Anton Topilnyckyj, the Halifax-based prayer coordinator of the Military Christian Fellowship of Canada, sees the number of people seeking spiritual help keep growing.
Yet Topilnyckyj, who himself served 25 years in the military and still serves in a civilian capacity, is not surprised that more people like her "are really looking and seeking."
"In the last 10 years, our whole Armed Forces has been in more conflict than we have in a long time," he says, referring to Canada's 10-year military deployment in Afghanistan that claimed the lives of 158 soldiers and added more than 4,000 veterans to the disability benefits roster. "When we face adversity, all of a sudden God seems a little bit closer."
Topilnyckyj has been a member of the fellowship almost since it began in the late 1970s when a corporal in Ottawa began mailing out lists of prayer requests to Christians in the military serving overseas.
The MCF was formally organized in 1989 with its own constitution, an executive, and a board made up of very senior retired officers. It now has 225 signed-up members from many denominations and every military rank.
"I don't think we did a very good job of letting ourselves be known as to who we are," says Topilnyckyj. "At one point we became just a club. We've been more aggressive lately promoting prayer and fellowship, and encouraging people to go to a church."
That outreach includes raising the MCF's profile in legions across the country, asking churches located near military bases to consider partnering with them to host perhaps a prayer group for people on the base, and exploring new ways to come alongside military chaplains.

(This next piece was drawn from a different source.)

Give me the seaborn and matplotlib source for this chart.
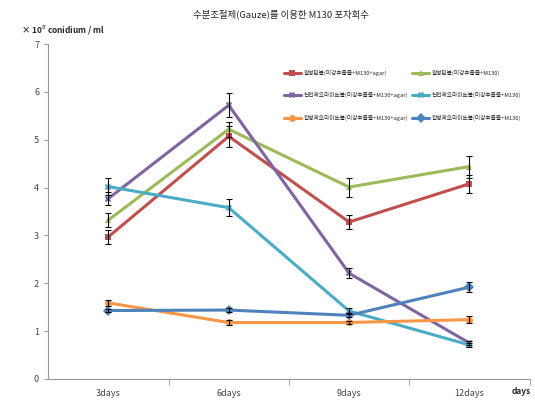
import pandas as pd
import matplotlib.pyplot as plt
import seaborn as sns

# 데이터
days = ['3days', '6days', '9days', '12days']
labels = [
    '활성탄볼(미강추출물+M130+agar)',
    '활성탄볼(미강추출물+M130)',
    '천연제오라이트볼(미강추출물+M130+agar)',
    '천연제오라이트볼(미강추출물+M130)',
    '합성제오라이트볼(미강추출물+M130+agar)',
    '합성제오라이트볼(미강추출물+M130)',
]
act_agar = [2.97, 5.07, 3.28, 4.08]
act_m130 = [3.32, 5.22, 4.01, 4.44]
nat_agar = [3.77, 5.72, 2.21, 0.75]
nat_m130 = [4.02, 3.58, 1.42, 0.71]
syn_agar = [1.59, 1.18, 1.18, 1.24]
syn_m130 = [1.43, 1.44, 1.33, 1.92]

act_agar_err = [0.14, 0.22, 0.15, 0.19]
act_m130_err = [0.15, 0.16, 0.2, 0.23]
nat_agar_err = [0.14, 0.25, 0.1, 0.05]
nat_m130_err = [0.17, 0.18, 0.06, 0.05]
syn_agar_err = [0.06, 0.05, 0.04, 0.07]
syn_m130_err = [0.04, 0.05, 0.04, 0.1]

colors = ['#C0504D', '#9BBB59', '#8064A2', '#4BACC6', '#F79646', '#4F81BD']
markers = ['s', '^', 'X', 'X', 'o', 'D']

values = [act_agar, act_m130, nat_agar, nat_m130, syn_agar, syn_m130]
errors = [act_agar_err, act_m130_err, nat_agar_err, nat_m130_err, syn_agar_err, syn_m130_err]

rows = []
for lab, vals, errs in zip(labels, values, errors):
    for d, v, e in zip(days, vals, errs):
        rows.append({'day': d, 'value': v, 'err': e, 'series': lab})
df = pd.DataFrame(rows)
df['pos'] = df['day'].map({d: i for i, d in enumerate(days)})

sns.set_style('white')
plt.rcParams['font.family'] = ['Noto Sans CJK KR', 'DejaVu Sans']

fig = plt.figure(figsize=(5.35, 4.04), dpi=100)
ax = fig.add_axes([0.09, 0.062, 0.90, 0.829])

sns.lineplot(data=df, x='pos', y='value', hue='series', style='series',
             hue_order=labels, style_order=labels,
             palette=colors, markers=markers, dashes=False,
             linewidth=2.2, markersize=5, markeredgewidth=0, ax=ax)

# 에러바
for lab in labels:
    sub = df[df['series'] == lab]
    ax.errorbar(sub['pos'], sub['value'], yerr=sub['err'], fmt='none',
                ecolor='black', elinewidth=0.8, capsize=2.5, capthick=0.8, zorder=5)

ax.set_xlim(-0.5, 3.5)
ax.set_ylim(0, 7)
ax.set_xticks(range(len(days)))
ax.set_xticklabels(days)
ax.set_xticks([0.5, 1.5, 2.5, 3.5], minor=True)
ax.tick_params(axis='x', which='major', length=0, pad=7, labelsize=6.5, labelcolor='#444444')
ax.tick_params(axis='x', which='minor', length=4, color='#999999', direction='out', bottom=True)
ax.set_yticks(range(8))
ax.tick_params(axis='y', length=3, color='#999999', labelsize=6.5, labelcolor='#444444', left=True)
ax.set_xlabel('')
ax.set_ylabel('')
for s in ['top', 'right']:
    ax.spines[s].set_visible(False)
for s in ['left', 'bottom']:
    ax.spines[s].set_color('#999999')
    ax.spines[s].set_linewidth(0.8)

fig.text(0.36, 0.965, '수분조절제(Gauze)를 이용한 M130 포자회수', ha='left', va='center', fontsize=6.8)
fig.text(0.04, 0.925, '× 10$^8$ conidium / ml', ha='left', va='center', fontsize=6, fontweight='bold')
fig.text(0.975, 0.03, 'days', ha='center', va='center', fontsize=6, fontweight='bold')

# 범례: 행 우선 순서로 배치
handles, labs = ax.get_legend_handles_labels()
order = [0, 2, 4, 1, 3, 5]
ax.legend([handles[i] for i in order], [labs[i] for i in order],
          loc='upper left', bbox_to_anchor=(0.485, 0.93), ncol=2, frameon=False,
          fontsize=4.1, handlelength=3, handletextpad=0.4, columnspacing=0.8,
          labelspacing=2.9, borderaxespad=0)

fig.savefig('out.png', dpi=100)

"There's a bit of a restriction on what they're allowed to talk about outside a chapel service, whereas we have the freedom to express our faith absolutely," says Topilnyckyj. "I know many of the chaplains appreciate that."
The MCF is also partnering with non-military Christian organizations. At last year's Grey Cup, it bought 100 tickets to a pre-game prayer breakfast with some of the players hosted by Athletes in Action. These were handed out to veterans and their families.
"I think some people didn't realize that they had other Christian brothers and sisters out there. I'm always amazed when I run into people on the base where I'm working now, and they recognize my name from an e-mail," says Topilnyckyj.
"Basically we're growing. We're not just a bunch of guys hanging out and praying—which was not a bad thing."